Ballooniverse Too, 2009



After the stock market and housing market crashed, I started obsessively drawing bubbles. Partly it was a very direct (unoriginal?) response to the bursting of the economic bubble. I also painted a lot of floating zeroes, expressing my inability to fathom the gigantic amounts of theoretical wealth that simply "floated away" as housing values and stock market prices crashed.  Interestingly, despite the cheerful, pretty surface of these pieces, nobody really likes them, and I have hardly sold any. Either people just prefer my work in squares or they can detect the influence of the dismal science lurking beneath.

Down with Bush, 2005



This has been sitting in a drawer in my studio (aka dining room) for seven years.

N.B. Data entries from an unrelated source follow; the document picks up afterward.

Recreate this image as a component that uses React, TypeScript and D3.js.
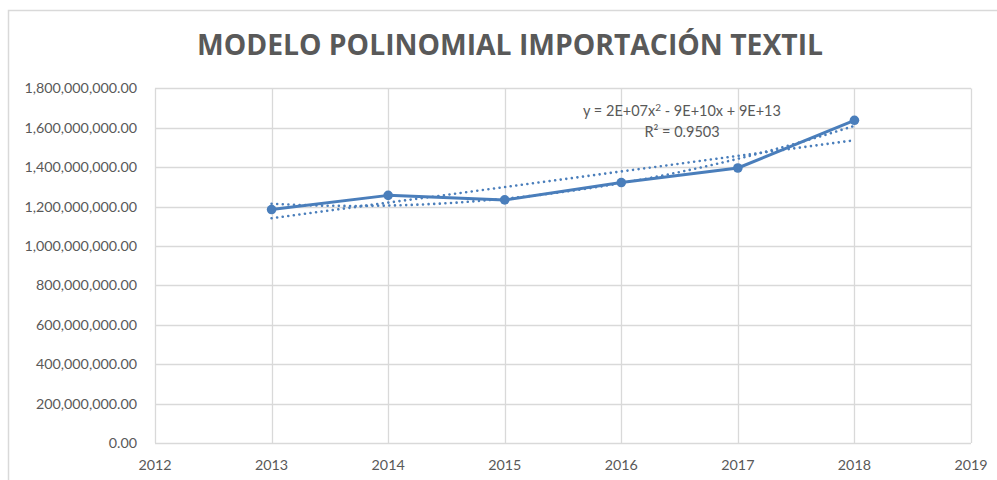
import React from "react";
import * as d3 from "d3";

const years = [2013, 2014, 2015, 2016, 2017, 2018];
const values = [1185e6, 1257e6, 1234e6, 1322e6, 1396e6, 1638e6];
const yTicks = [0, 200e6, 400e6, 600e6, 800e6, 1000e6, 1200e6, 1400e6, 1600e6, 1800e6];
const xTicks = [2012, 2013, 2014, 2015, 2016, 2017, 2018, 2019];
const title = "MODELO POLINOMIAL IMPORTACIÓN TEXTIL";
const equation = ["y = 2E+07x", "2", " - 9E+10x + 9E+13"];
const r2Text = "R² = 0.9503";

function solve3(A: number[][], b: number[]): number[] {
  const M = A.map((r, i) => [...r, b[i]]);
  const n = 3;
  for (let i = 0; i < n; i++) {
    let p = i;
    for (let k = i + 1; k < n; k++) if (Math.abs(M[k][i]) > Math.abs(M[p][i])) p = k;
    [M[i], M[p]] = [M[p], M[i]];
    for (let k = i + 1; k < n; k++) {
      const f = M[k][i] / M[i][i];
      for (let j = i; j <= n; j++) M[k][j] -= f * M[i][j];
    }
  }
  const x = [0, 0, 0];
  for (let i = n - 1; i >= 0; i--) {
    let s = M[i][n];
    for (let j = i + 1; j < n; j++) s -= M[i][j] * x[j];
    x[i] = s / M[i][i];
  }
  return x;
}

export default function App() {
  const W = 997, H = 480;
  const x = d3.scaleLinear().domain([2012, 2019]).range([155, 971]);
  const y = d3.scaleLinear().domain([0, 1800e6]).range([443, 88.4]);
  const fmt = d3.format(",.2f");
  const grey = "#595959";
  const blue = "#4A7EBB";
  const font = "Lato, 'Open Sans', sans-serif";

  const xs = years.map((v) => v - 2013);
  const mx = d3.mean(xs)!, my = d3.mean(values)!;
  const slope = d3.sum(xs.map((v, i) => (v - mx) * (values[i] - my))) / d3.sum(xs.map((v) => (v - mx) ** 2));
  const icpt = my - slope * mx;
  const S = (p: number) => d3.sum(xs.map((v) => v ** p));
  const T = (p: number) => d3.sum(xs.map((v, i) => v ** p * values[i]));
  const [c0, c1, c2] = solve3(
    [[S(0), S(1), S(2)], [S(1), S(2), S(3)], [S(2), S(3), S(4)]],
    [T(0), T(1), T(2)]
  );
  const samples = d3.range(0, 5.001, 0.05);
  const lineGen = d3.line<[number, number]>().x((d) => x(d[0] + 2013)).y((d) => y(d[1]));
  const linPath = lineGen(samples.map((t) => [t, icpt + slope * t]))!;
  const polyPath = lineGen(samples.map((t) => [t, c0 + c1 * t + c2 * t * t]))!;
  const dataPath = lineGen(years.map((yr, i) => [yr - 2013, values[i]]))!;

  return (
    <svg width={W} height={H} style={{ position: "absolute", left: 0, top: 0, display: "block", background: "#fff" }}>
      <rect x={8.5} y={10.5} width={W + 20} height={H + 20} fill="#fff" stroke="#d9d9d9" strokeWidth={1.5} />
      <text x={510} y={55} textAnchor="middle" fontFamily="'Open Sans', sans-serif" fontWeight={700} fontSize={29} fill={grey} textLength={626} lengthAdjust="spacingAndGlyphs">
        {title}
      </text>
      {yTicks.map((t) => (
        <g key={t}>
          <line x1={155} x2={971} y1={Math.round(y(t)) + 0.5} y2={Math.round(y(t)) + 0.5} stroke="#d9d9d9" strokeWidth={1.3} />
          <text x={137} y={y(t) + 5} textAnchor="end" fontFamily={font} fontSize={14.3} fill={grey}>
            {fmt(t)}
          </text>
        </g>
      ))}
      {xTicks.map((t) => (
        <g key={t}>
          <line x1={Math.round(x(t)) + 0.5} x2={Math.round(x(t)) + 0.5} y1={88.4} y2={443} stroke="#d9d9d9" strokeWidth={1.3} />
          <text x={x(t)} y={470} textAnchor="middle" fontFamily={font} fontSize={14.3} fill={grey}>
            {t}
          </text>
        </g>
      ))}
      <path d={dataPath} fill="none" stroke={blue} strokeWidth={3} strokeLinejoin="round" />
      {years.map((yr, i) => (
        <circle key={yr} cx={x(yr)} cy={y(values[i])} r={4.8} fill={blue} />
      ))}
      <path d={linPath} fill="none" stroke={blue} strokeWidth={2.6} strokeDasharray="0.01 5.6" strokeLinecap="round" />
      <path d={polyPath} fill="none" stroke={blue} strokeWidth={2.6} strokeDasharray="0.01 5.6" strokeLinecap="round" />
      <text x={682} y={116} textAnchor="middle" fontFamily={font} fontSize={14.5} fill={grey}>
        {equation[0]}
        <tspan dy={-5} fontSize={10}>{equation[1]}</tspan>
        <tspan dy={5}>{equation[2]}</tspan>
      </text>
      <text x={682} y={137} textAnchor="middle" fontFamily={font} fontSize={14.5} fill={grey}>
        {r2Text}
      </text>
    </svg>
  );
}
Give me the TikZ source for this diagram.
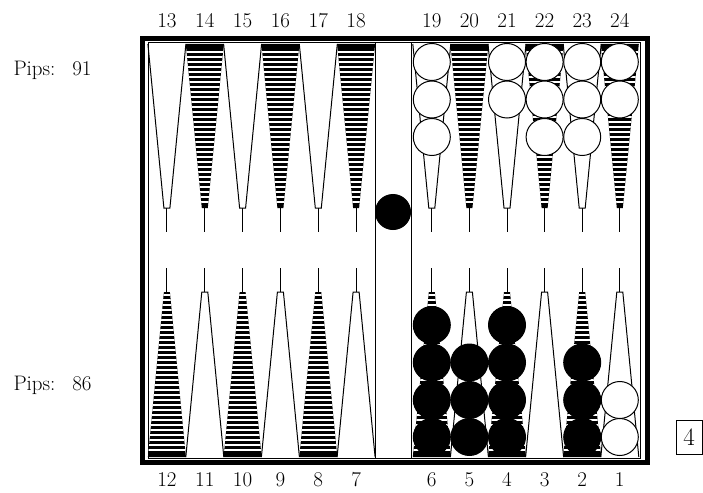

I painted three of these, to commemorate the second inaugural of George W. Bush on January 20, 2005. One I gave away to a like-minded friend, one I sold to a drunk person at a festival, and this one I kept. They all feature symbols such as equal signs, question marks and fish. The text, in Russian, says Долой Буша - "Down with Bush". It is unsubtle. That's OK too.




1 comment:

  1. I also don't like in your face political art. Maybe you should do some consulting for the Obama store. I feel like most of their shirts could use a lot more subtlety.